Siddiqui has been a volunteer for the Islamic Center of Long Island’s Board of Trustees for nine years. He has been a member of the center for more than 26 years.
“Similar to the credence of the Islamic Center of Long Island, Mr. Siddiqui believes it is critically important to be involved in your community and give back wherever you can,” Schnirman said. “In 2020, during the height of the Covid pandemic, the Islamic Center community took note of families that faced the devastation of not having enough food to eat.”
A full-service food pantry was launched by the Islamic Center of Long Island to serve those who struggled to put food on the table amid the financial crisis that paired with the pandemic. Saddiqui has been serving as the pantry’s manager, a volunteer position.
This undertaking includes coordinating every function of the pantry from picking up the food from Island Harvest, organizing pantry shelves, bagging the food for recipients and distributing the food to local residents three days a week. The pantry serves 200 families a week.
Saddiqui said he appreciated being honored by the Comptroller’s Office. “I believe we need to give to the community,” he said. “It’s been a humble experience to see the people we could help and I’m honored to receive this award.”
Other award recipients included Minsun Kim, the founder of the Long Island Conservatory of Music, Guodong Zhang, the president of the Long Island Chinese and American Association, and student organizers of Rally Against Asian Hate.
Dr. Gary Mar, the founding director of Stony Brook University’s Asian American Center Bridge, also attended the ceremony as a guest speaker to discuss the achievements of Americans and Pacific Islanders throughout history on the island and across the country. He also discussed the struggles faced by the community over the years.
“Here in the comptroller’s Office, a key focus of ours is always promoting and understanding the most up to date data so that policy makers can form decisions on how to better serve our communities,” Schnirman said. “We put together a series over the last several years of reports under the theme of ‘This is Nassau.’”
Schnirman said his office has been highlighting census data to display who makes up the county in the present and the future so policy makers can support and celebrate Nassau’s population. The office, Schnirman added, has also been releasing fact sheets to enhance transparency and on May 20, a fact sheet about Asian Americans and Pacific Islanders in Nassau County was released by the office [see sidebar].

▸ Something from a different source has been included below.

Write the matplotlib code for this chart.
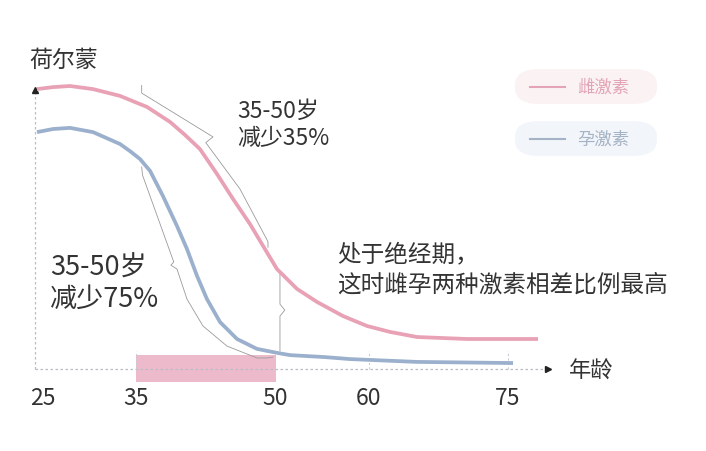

According to this data, Asian Americans and Pacific Islanders make up 9.7 percent of Nassau County’s population, a 32.6 percent increase from 2010 to 2019. Almost 10 percent of the Asian American and Pacific Islanders living in Nassau County are veterans and 15,866 businesses in the county are Asian-owned.
“There are so many other ways that the AAPI community contributes to making Nassau County a great place,” Schnirman said. “I’d be remise to not mention the violence, on a more serious level, and the hate that has been directed towards this community. We stand together against it and we will not tolerate it.”
According to a recent national report from Stop AAPI Hate from March 19, 2020 to March 31, 2021 the number of hate incidents reported to the center increased by 74 percent.
“This took the form of verbal harassment, physical assault and civil rights violations, online harassment and more,” Schnirman said.
And tragically, he added, these incidents often go under-reported. “We got our work cut out for us,” he said. “We must do better. We just can’t allow this.”